Sri Lanka have lost each of their five most-recent T20Is, but the team’s improved fitness standards, and its batting confidence – both of which were on display in the ODI whitewash of West Indies – should have a knock-on effect. This is what captain Lasith Malinga hopes anyway, as he attempts to correct a woeful captaincy record since taking over in late 2018.

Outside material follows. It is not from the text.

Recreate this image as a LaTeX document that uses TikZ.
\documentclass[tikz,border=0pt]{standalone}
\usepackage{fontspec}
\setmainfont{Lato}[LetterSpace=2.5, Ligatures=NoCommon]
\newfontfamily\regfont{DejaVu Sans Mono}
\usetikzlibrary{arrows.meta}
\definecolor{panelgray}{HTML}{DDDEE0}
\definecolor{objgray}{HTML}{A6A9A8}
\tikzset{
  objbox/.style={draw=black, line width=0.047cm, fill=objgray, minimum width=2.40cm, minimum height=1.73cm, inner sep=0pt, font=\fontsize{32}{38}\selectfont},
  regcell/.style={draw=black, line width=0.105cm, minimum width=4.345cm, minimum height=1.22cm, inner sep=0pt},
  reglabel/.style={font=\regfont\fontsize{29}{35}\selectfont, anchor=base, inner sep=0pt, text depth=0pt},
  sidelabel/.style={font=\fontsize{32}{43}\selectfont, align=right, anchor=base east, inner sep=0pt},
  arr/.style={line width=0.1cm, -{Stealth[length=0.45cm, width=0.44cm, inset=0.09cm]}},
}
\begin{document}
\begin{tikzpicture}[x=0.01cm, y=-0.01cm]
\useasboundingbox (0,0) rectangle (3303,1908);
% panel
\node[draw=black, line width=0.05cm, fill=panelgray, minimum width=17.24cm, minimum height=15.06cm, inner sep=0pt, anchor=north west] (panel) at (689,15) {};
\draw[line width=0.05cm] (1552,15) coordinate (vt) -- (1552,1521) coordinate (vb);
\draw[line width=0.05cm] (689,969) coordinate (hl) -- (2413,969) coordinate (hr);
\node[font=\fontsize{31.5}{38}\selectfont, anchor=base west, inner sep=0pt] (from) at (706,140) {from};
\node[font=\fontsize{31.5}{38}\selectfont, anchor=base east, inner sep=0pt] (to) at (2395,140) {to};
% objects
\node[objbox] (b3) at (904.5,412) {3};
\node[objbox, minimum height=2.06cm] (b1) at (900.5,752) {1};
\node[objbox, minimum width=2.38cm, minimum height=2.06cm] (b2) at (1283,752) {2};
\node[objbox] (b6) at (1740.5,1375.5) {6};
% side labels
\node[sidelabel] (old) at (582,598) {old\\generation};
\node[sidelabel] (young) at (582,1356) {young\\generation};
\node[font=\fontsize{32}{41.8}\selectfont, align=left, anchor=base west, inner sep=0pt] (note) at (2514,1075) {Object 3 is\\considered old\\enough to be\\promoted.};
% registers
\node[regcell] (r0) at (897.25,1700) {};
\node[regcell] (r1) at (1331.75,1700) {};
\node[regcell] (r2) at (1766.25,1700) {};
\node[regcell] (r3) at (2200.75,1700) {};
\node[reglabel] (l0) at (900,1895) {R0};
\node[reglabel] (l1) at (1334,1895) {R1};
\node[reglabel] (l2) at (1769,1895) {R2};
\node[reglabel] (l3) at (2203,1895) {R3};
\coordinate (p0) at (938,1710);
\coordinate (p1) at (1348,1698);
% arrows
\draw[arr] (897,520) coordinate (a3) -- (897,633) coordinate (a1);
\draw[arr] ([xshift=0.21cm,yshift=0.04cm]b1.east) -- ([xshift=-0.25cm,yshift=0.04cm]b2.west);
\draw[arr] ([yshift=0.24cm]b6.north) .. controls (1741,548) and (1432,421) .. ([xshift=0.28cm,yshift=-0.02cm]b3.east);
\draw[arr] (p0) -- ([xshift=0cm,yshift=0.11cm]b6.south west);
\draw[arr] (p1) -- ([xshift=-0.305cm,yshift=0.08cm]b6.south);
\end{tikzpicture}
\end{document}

“When you start winning matches, the bad things in our game seem to get erased, and the good things are noticeable,” Malinga said on the eve of the first T20I in Kandy. “That’s the situation now, which I’m happy about. Fitness wise, a bowler should be able to bowl four or five overs. And when a bowler goes to the middle, he should be able to complete that game without getting injured. We’ve seen that from our players now. They bowl, and they run hard, and they dive. Angie [Mathews] bowled 10 overs for the first time in years. Those things have improved. I’m sure it will continue. These are the results of many months of hard work. The new coaches have come in and helped with that.
Almost all the batsmen in Sri Lanka’s top seven made contributions during the ODI series, with Avishka Fernando and Kusal Mendis especially impressive, hitting one century and a fifty apiece. Thisara Perera and Wanindu Hasaranga also made good finishing contributions from lower down the order.
“If a team is to win, you need at least seven players playing somewhere near their best,” Malinga said. “We saw that in the ODI series – lots of great individual performances influenced the result. For a while we didn’t have batsmen who could get among the runs frequently enough, and they weren’t finishing games. But now their mentality has come good. I’m hoping they’ll keep playing well in the T20s.”
Malinga was also pleased with the trust shown in each of Sri Lanka’s players during the ODI series. Sri Lanka played all three matches with the same XI. This is rare.
“There’s a new coaching style here now,” Malinga said. “This is a time when players get to consistently play. Because of that consistency in selection, players have got self-confidence about their place in the team. I think over the next three to four matches we will get a team that is unafraid to take risks. That’s my hope.”
“The selectors and team management feel this is the best 15 T20 players in the country, so I don’t think it should be a big problem to give them matches consistently.”